1945 big band song by Eddie DeLange and Johnny Brooks

"Who Threw the Whiskey in the Well" is a 1945 song performed by Lucky Millinder and His Orchestra. With Wynonie Harris on vocals, "Who Threw the Whiskey in the Well" became Millinder's most successful release on both the pop and R&B charts. The song went to number one on the R&B Jukebox chart and number seven on the pop chart. Louis Prima recorded a version soon after.

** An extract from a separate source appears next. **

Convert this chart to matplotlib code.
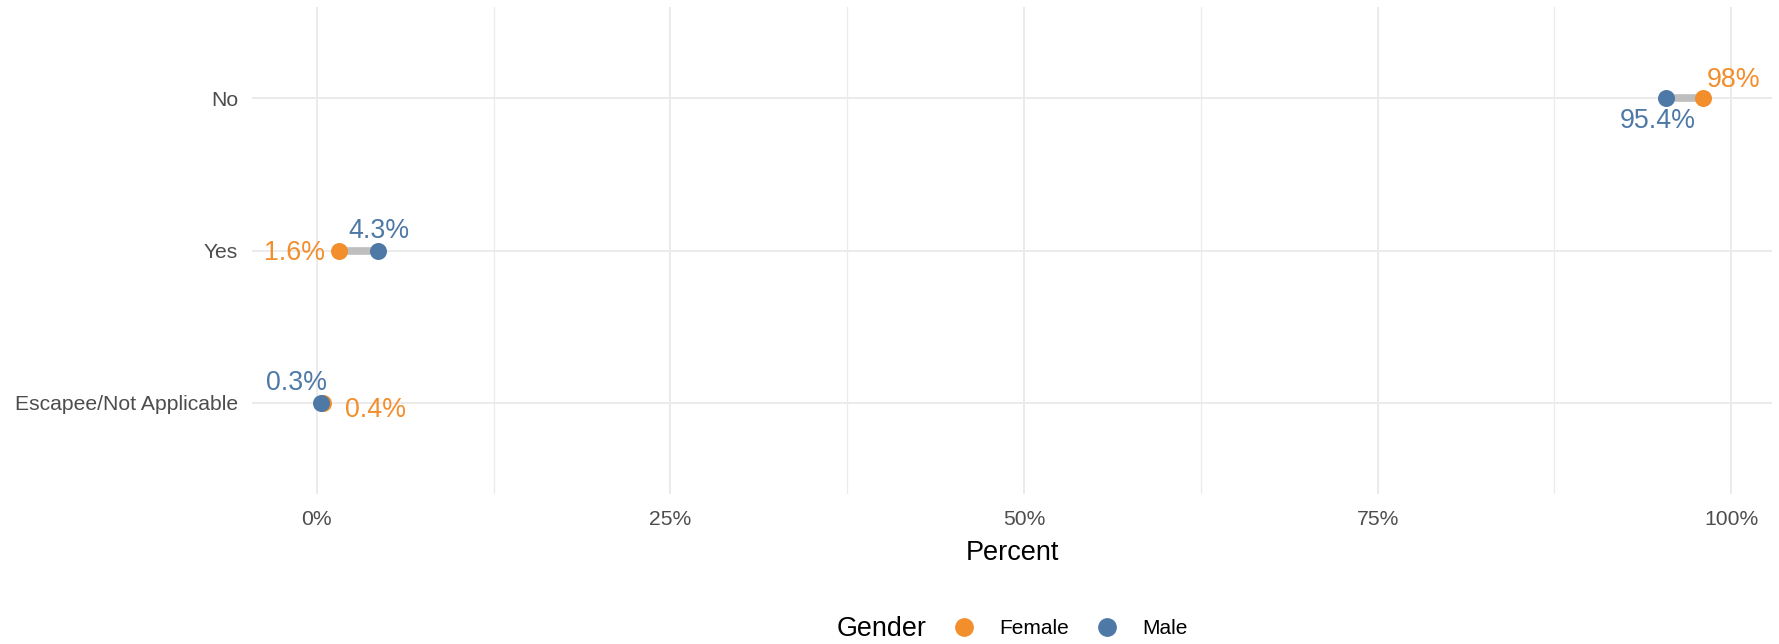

On December 19, 1945, Bull Moose Jackson recorded an answer-song to "Who Threw the Whiskey in the Well"; "I Know Who Threw the Whiskey In the Well" was recorded in New York, for the Queen label (Queen #4116) with (part of) the Lucky Millinder Band musicians. These included Harold "Money" Johnson (trumpet), Bernie Peacock (alto saxophone), Clarence "Bullmoose" Jackson, and Sam "The Man" Taylor (tenor saxophone), Sir Charles Thompson (piano), Bernard Mackey (guitar), Beverly Peer (bass), and Dave "Panama" Francis (drums).

==Popular culture==
- A snippet of this recording is heard at the end of the song "Amazing" from Aerosmith's album Get a Grip.